After a full year of noncompliance by the Spanish government with a May 2016 court ruling that ordered the exhumation of the remains of two brothers buried at the sprawling Valle de los Caidos (Valley of the Fallen) mausoleum outside Madrid, a family member of the two men has filed a legal complaint with the United Nations in an effort to force the government to disinter the men’s remains and turn them over to the family for a proper burial.

The two men, brothers Manuel and Antonio Lapeña Altabas, both civilian trade union members and supporters of the Republican government, were executed by firing squad in October 1936 after the military uprising by forces led by Gen. Francisco Franco  and buried in Zaragoza. In 1959, their remains were transferred on the orders of Franco along with those of thousands of other Republicans killed during and after the war and reburied at the Valley of the Fallen mausoleum complex, where Franco’s own remains are buried alongside an altar in the Catholic basilica, effectively allowing the former dictator to preside over the remains of thousands of his victims to this day.

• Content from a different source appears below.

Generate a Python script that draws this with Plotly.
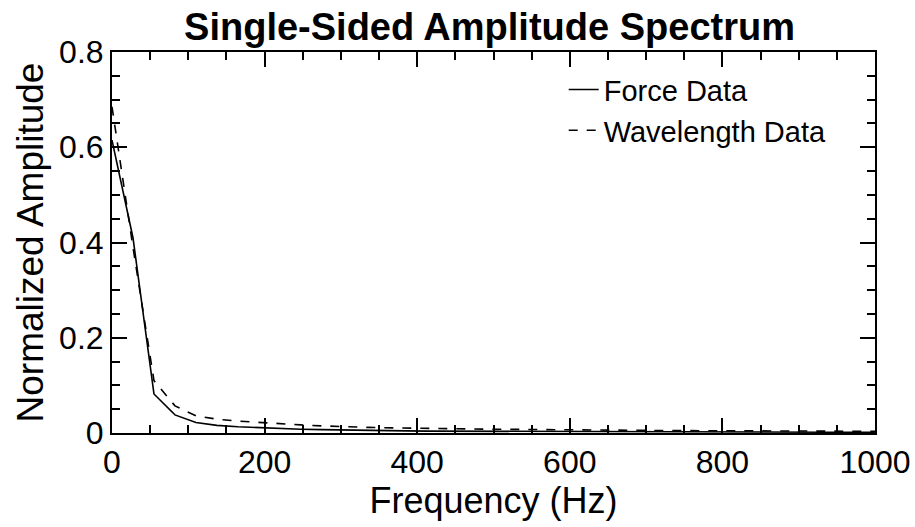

Despite a clear ruling last May by a Madrid court recognizing the right of the Lapeña to have the two men’s remains returned to them for a decent burial, the conservative Partido Popular (PP) government of President Mariano Rajoy has not complied with the court ruling.

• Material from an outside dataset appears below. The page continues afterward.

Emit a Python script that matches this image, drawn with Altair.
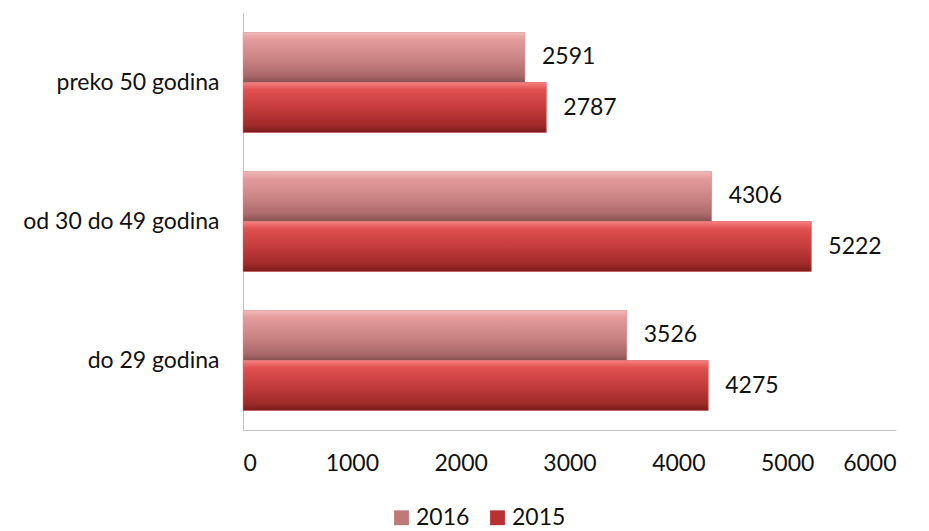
import altair as alt
import pandas as pd

categories = ["preko 50 godina", "od 30 do 49 godina", "do 29 godina"]
years = ["2016", "2015"]
values_2016 = [2591, 4306, 3526]
values_2015 = [2787, 5222, 4275]
tick_values = [0, 1000, 2000, 3000, 4000, 5000, 6000]

rows = []
for c, v16, v15 in zip(categories, values_2016, values_2015):
    rows.append({"cat": c, "year": "2016", "value": v16})
    rows.append({"cat": c, "year": "2015", "value": v15})
df = pd.DataFrame(rows)

FONT = "Lato"
FS = 23
solid = {"2016": "#c07878", "2015": "#b83232"}
grads = {
    "2016": [("#f2b8b8", 0.0), ("#e39a9a", 0.15), ("#c98282", 0.55), ("#ab6a6a", 0.85), ("#8a5252", 1.0)],
    "2015": [("#f58080", 0.0), ("#e05050", 0.15), ("#c03a3a", 0.55), ("#a02a2a", 0.85), ("#7a1c1c", 1.0)],
}

y_enc = alt.Y("cat:N", sort=categories, title=None,
              scale=alt.Scale(paddingInner=0.28, paddingOuter=0.14),
              axis=alt.Axis(ticks=False, domainColor="#bfbfbf", labelFont=FONT, labelLimit=400,
                            labelFontSize=FS, labelColor="#111111", labelPadding=24))
x_enc = alt.X("value:Q", title=None,
              scale=alt.Scale(domain=[0, 6000]),
              axis=alt.Axis(values=tick_values, grid=False, format="d",
                            ticks=False, domainColor="#bfbfbf", labelFont=FONT,
                            labelFontSize=FS, labelColor="#111111", labelPadding=22))
yoff = alt.YOffset("year:N", sort=years, scale=alt.Scale(domain=years))

base = alt.Chart(df)

legend_layer = base.mark_bar().encode(
    y=y_enc, x=x_enc, yOffset=yoff,
    color=alt.Color("year:N", scale=alt.Scale(domain=years, range=[solid[y] for y in years]),
                    legend=alt.Legend(title=None, orient="none", direction="horizontal",
                                      legendX=147, legendY=493, symbolType="square",
                                      symbolSize=220, labelFont=FONT, labelFontSize=FS,
                                      labelColor="#111111", columnPadding=16, labelOffset=3,
                                      symbolStrokeWidth=0)),
)

layers = [legend_layer]
for yr in years:
    g = alt.Gradient(gradient="linear", x1=0, x2=0, y1=0, y2=1,
                     stops=[alt.GradientStop(color=c, offset=o) for c, o in grads[yr]])
    layers.append(
        base.transform_filter(alt.datum.year == yr).mark_bar(
            color=g, stroke="#d9a0a0" if yr == "2016" else "#e07070", strokeWidth=0.5).encode(
            y=y_enc, x=x_enc, yOffset=yoff)
    )

text_layer = base.mark_text(align="left", baseline="middle", dx=17, font=FONT,
                            fontSize=FS, color="#111111").encode(
    y=y_enc, x=x_enc, yOffset=yoff, text=alt.Text("value:Q", format="d"))
layers.append(text_layer)

chart = alt.layer(*layers).properties(
    width=653, height=417,
    autosize=alt.AutoSizeParams(type="none"),
    padding={"left": 235, "top": 5, "right": 25, "bottom": 100},
).configure(background="white").configure_view(stroke=None, strokeWidth=0)

chart.save("out.html", embed_options={"renderer": "svg", "actions": False})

Faced with the government’s intransigence, an attorney for María Purificación Lapeña Garrido, the granddaughter and great-niece of the two men, has filed a complaint with the United Nations claiming that Spain is in violation of Article 3 of the United Nations’ International Covenant on Civil and Political Rights (ICCPR), adopted by the UN General Assembly in 1966 and en force since 1976. Spain became a signatory to the accord in September 1976. The UN has six months to rule on the complaint.